> EXERCISE BRIEF:
Write out the material again word for word, dropping any images it holds.

* BEGIN SUPPLIED DATA *

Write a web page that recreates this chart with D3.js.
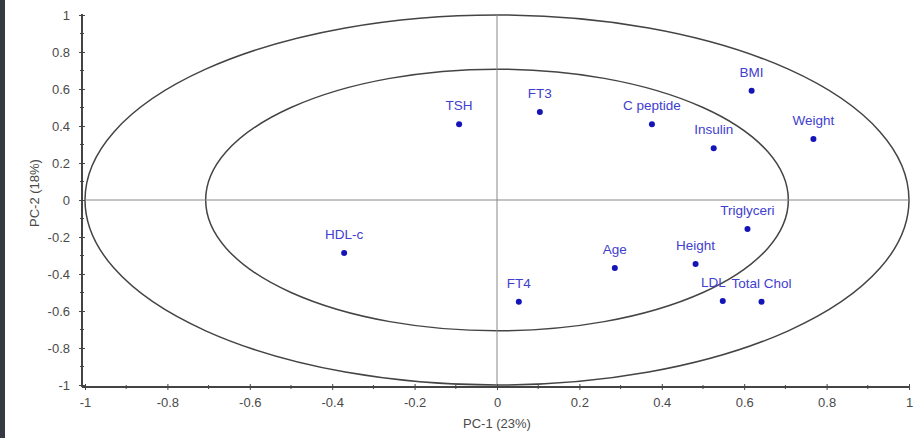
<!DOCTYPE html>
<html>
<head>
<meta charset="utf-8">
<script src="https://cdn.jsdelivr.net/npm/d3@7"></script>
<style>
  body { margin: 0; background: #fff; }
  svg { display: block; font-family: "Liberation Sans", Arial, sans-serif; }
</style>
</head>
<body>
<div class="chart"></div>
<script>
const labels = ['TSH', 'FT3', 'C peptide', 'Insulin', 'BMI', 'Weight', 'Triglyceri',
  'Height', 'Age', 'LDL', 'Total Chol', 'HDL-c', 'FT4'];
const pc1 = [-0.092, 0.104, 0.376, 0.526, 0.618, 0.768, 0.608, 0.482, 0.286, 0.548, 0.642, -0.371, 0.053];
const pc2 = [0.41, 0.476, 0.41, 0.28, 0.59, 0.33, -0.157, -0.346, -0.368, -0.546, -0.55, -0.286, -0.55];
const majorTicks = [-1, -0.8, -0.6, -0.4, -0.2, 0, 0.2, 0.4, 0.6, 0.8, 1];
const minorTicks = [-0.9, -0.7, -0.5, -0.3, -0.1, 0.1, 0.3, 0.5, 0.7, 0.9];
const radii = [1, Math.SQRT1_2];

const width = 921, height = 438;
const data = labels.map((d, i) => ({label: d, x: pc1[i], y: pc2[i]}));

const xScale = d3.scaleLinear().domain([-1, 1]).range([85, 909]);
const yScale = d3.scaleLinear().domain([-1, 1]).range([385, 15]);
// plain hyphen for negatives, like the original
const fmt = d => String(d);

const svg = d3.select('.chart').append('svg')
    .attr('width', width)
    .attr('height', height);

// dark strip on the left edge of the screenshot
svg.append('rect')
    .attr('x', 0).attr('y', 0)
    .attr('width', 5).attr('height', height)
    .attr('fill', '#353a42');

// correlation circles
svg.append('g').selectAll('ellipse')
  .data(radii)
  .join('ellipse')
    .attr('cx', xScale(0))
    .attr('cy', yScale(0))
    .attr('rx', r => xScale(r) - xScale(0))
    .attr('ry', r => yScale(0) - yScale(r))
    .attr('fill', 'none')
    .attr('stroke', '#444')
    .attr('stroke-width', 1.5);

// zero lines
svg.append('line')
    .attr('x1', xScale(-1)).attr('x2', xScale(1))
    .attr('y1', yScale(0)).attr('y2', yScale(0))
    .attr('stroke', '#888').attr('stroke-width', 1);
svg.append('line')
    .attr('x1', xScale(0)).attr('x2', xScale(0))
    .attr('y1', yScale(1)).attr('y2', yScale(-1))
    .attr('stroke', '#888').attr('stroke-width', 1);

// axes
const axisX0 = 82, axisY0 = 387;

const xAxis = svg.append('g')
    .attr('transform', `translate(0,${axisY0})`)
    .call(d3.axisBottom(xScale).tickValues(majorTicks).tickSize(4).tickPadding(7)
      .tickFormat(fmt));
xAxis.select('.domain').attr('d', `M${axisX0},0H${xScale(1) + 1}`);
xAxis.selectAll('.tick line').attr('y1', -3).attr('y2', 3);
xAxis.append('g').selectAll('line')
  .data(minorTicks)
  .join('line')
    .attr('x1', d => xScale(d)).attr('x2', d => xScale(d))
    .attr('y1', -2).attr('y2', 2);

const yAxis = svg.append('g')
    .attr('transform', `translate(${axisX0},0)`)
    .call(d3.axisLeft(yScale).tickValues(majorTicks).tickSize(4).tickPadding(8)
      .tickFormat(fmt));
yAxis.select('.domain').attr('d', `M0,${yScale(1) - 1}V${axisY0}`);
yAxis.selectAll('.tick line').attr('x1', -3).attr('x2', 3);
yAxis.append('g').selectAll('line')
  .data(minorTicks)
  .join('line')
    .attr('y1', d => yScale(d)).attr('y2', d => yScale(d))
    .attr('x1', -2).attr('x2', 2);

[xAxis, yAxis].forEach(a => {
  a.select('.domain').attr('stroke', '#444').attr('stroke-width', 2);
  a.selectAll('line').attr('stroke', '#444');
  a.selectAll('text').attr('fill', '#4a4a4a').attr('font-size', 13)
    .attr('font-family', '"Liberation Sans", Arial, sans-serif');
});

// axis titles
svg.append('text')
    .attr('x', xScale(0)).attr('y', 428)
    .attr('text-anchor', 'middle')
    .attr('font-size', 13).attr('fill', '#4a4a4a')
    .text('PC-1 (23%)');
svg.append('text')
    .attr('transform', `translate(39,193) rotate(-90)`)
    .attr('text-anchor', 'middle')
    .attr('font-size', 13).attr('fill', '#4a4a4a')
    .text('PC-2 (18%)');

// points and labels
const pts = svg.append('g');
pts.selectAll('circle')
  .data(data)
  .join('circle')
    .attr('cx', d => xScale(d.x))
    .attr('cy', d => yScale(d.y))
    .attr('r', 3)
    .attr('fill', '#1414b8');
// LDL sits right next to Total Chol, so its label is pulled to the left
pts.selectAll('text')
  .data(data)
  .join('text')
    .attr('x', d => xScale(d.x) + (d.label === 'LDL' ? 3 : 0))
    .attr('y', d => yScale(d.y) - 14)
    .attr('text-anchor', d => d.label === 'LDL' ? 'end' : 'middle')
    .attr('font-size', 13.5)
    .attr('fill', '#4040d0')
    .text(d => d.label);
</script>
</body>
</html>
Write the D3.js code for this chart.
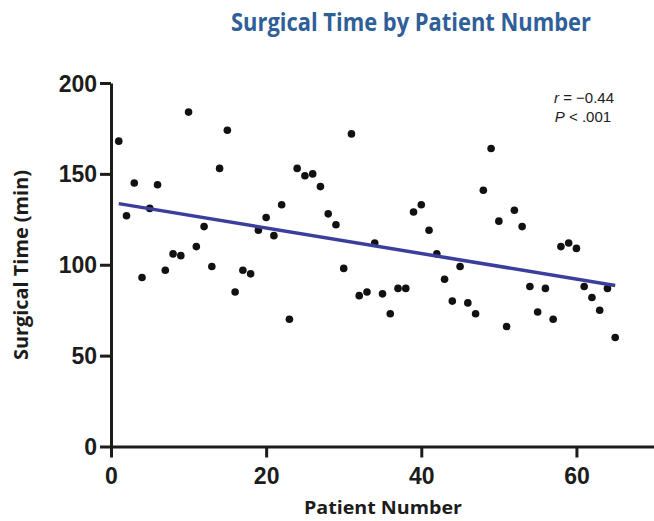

* END SUPPLIED DATA *

> ANSWER FOR THE TASK:
Write a web page that recreates this chart with D3.js.
<!DOCTYPE html>
<html>
<head>
<meta charset="utf-8">
<script src="https://cdn.jsdelivr.net/npm/d3@7"></script>
<style>
  body { margin: 0; background: #fff; }
  svg { display: block; font-family: "Liberation Sans", Arial, sans-serif; }
</style>
</head>
<body>
<div class="chart"></div>
<script>
const labels = ['TSH', 'FT3', 'C peptide', 'Insulin', 'BMI', 'Weight', 'Triglyceri',
  'Height', 'Age', 'LDL', 'Total Chol', 'HDL-c', 'FT4'];
const pc1 = [-0.092, 0.104, 0.376, 0.526, 0.618, 0.768, 0.608, 0.482, 0.286, 0.548, 0.642, -0.371, 0.053];
const pc2 = [0.41, 0.476, 0.41, 0.28, 0.59, 0.33, -0.157, -0.346, -0.368, -0.546, -0.55, -0.286, -0.55];
const majorTicks = [-1, -0.8, -0.6, -0.4, -0.2, 0, 0.2, 0.4, 0.6, 0.8, 1];
const minorTicks = [-0.9, -0.7, -0.5, -0.3, -0.1, 0.1, 0.3, 0.5, 0.7, 0.9];
const radii = [1, Math.SQRT1_2];

const width = 921, height = 438;
const data = labels.map((d, i) => ({label: d, x: pc1[i], y: pc2[i]}));

const xScale = d3.scaleLinear().domain([-1, 1]).range([85, 909]);
const yScale = d3.scaleLinear().domain([-1, 1]).range([385, 15]);
// plain hyphen for negatives, like the original
const fmt = d => String(d);

const svg = d3.select('.chart').append('svg')
    .attr('width', width)
    .attr('height', height);

// dark strip on the left edge of the screenshot
svg.append('rect')
    .attr('x', 0).attr('y', 0)
    .attr('width', 5).attr('height', height)
    .attr('fill', '#353a42');

// correlation circles
svg.append('g').selectAll('ellipse')
  .data(radii)
  .join('ellipse')
    .attr('cx', xScale(0))
    .attr('cy', yScale(0))
    .attr('rx', r => xScale(r) - xScale(0))
    .attr('ry', r => yScale(0) - yScale(r))
    .attr('fill', 'none')
    .attr('stroke', '#444')
    .attr('stroke-width', 1.5);

// zero lines
svg.append('line')
    .attr('x1', xScale(-1)).attr('x2', xScale(1))
    .attr('y1', yScale(0)).attr('y2', yScale(0))
    .attr('stroke', '#888').attr('stroke-width', 1);
svg.append('line')
    .attr('x1', xScale(0)).attr('x2', xScale(0))
    .attr('y1', yScale(1)).attr('y2', yScale(-1))
    .attr('stroke', '#888').attr('stroke-width', 1);

// axes
const axisX0 = 82, axisY0 = 387;

const xAxis = svg.append('g')
    .attr('transform', `translate(0,${axisY0})`)
    .call(d3.axisBottom(xScale).tickValues(majorTicks).tickSize(4).tickPadding(7)
      .tickFormat(fmt));
xAxis.select('.domain').attr('d', `M${axisX0},0H${xScale(1) + 1}`);
xAxis.selectAll('.tick line').attr('y1', -3).attr('y2', 3);
xAxis.append('g').selectAll('line')
  .data(minorTicks)
  .join('line')
    .attr('x1', d => xScale(d)).attr('x2', d => xScale(d))
    .attr('y1', -2).attr('y2', 2);

const yAxis = svg.append('g')
    .attr('transform', `translate(${axisX0},0)`)
    .call(d3.axisLeft(yScale).tickValues(majorTicks).tickSize(4).tickPadding(8)
      .tickFormat(fmt));
yAxis.select('.domain').attr('d', `M0,${yScale(1) - 1}V${axisY0}`);
yAxis.selectAll('.tick line').attr('x1', -3).attr('x2', 3);
yAxis.append('g').selectAll('line')
  .data(minorTicks)
  .join('line')
    .attr('y1', d => yScale(d)).attr('y2', d => yScale(d))
    .attr('x1', -2).attr('x2', 2);

[xAxis, yAxis].forEach(a => {
  a.select('.domain').attr('stroke', '#444').attr('stroke-width', 2);
  a.selectAll('line').attr('stroke', '#444');
  a.selectAll('text').attr('fill', '#4a4a4a').attr('font-size', 13)
    .attr('font-family', '"Liberation Sans", Arial, sans-serif');
});

// axis titles
svg.append('text')
    .attr('x', xScale(0)).attr('y', 428)
    .attr('text-anchor', 'middle')
    .attr('font-size', 13).attr('fill', '#4a4a4a')
    .text('PC-1 (23%)');
svg.append('text')
    .attr('transform', `translate(39,193) rotate(-90)`)
    .attr('text-anchor', 'middle')
    .attr('font-size', 13).attr('fill', '#4a4a4a')
    .text('PC-2 (18%)');

// points and labels
const pts = svg.append('g');
pts.selectAll('circle')
  .data(data)
  .join('circle')
    .attr('cx', d => xScale(d.x))
    .attr('cy', d => yScale(d.y))
    .attr('r', 3)
    .attr('fill', '#1414b8');
// LDL sits right next to Total Chol, so its label is pulled to the left
pts.selectAll('text')
  .data(data)
  .join('text')
    .attr('x', d => xScale(d.x) + (d.label === 'LDL' ? 3 : 0))
    .attr('y', d => yScale(d.y) - 14)
    .attr('text-anchor', d => d.label === 'LDL' ? 'end' : 'middle')
    .attr('font-size', 13.5)
    .attr('fill', '#4040d0')
    .text(d => d.label);
</script>
</body>
</html>
Write the D3.js code for this chart.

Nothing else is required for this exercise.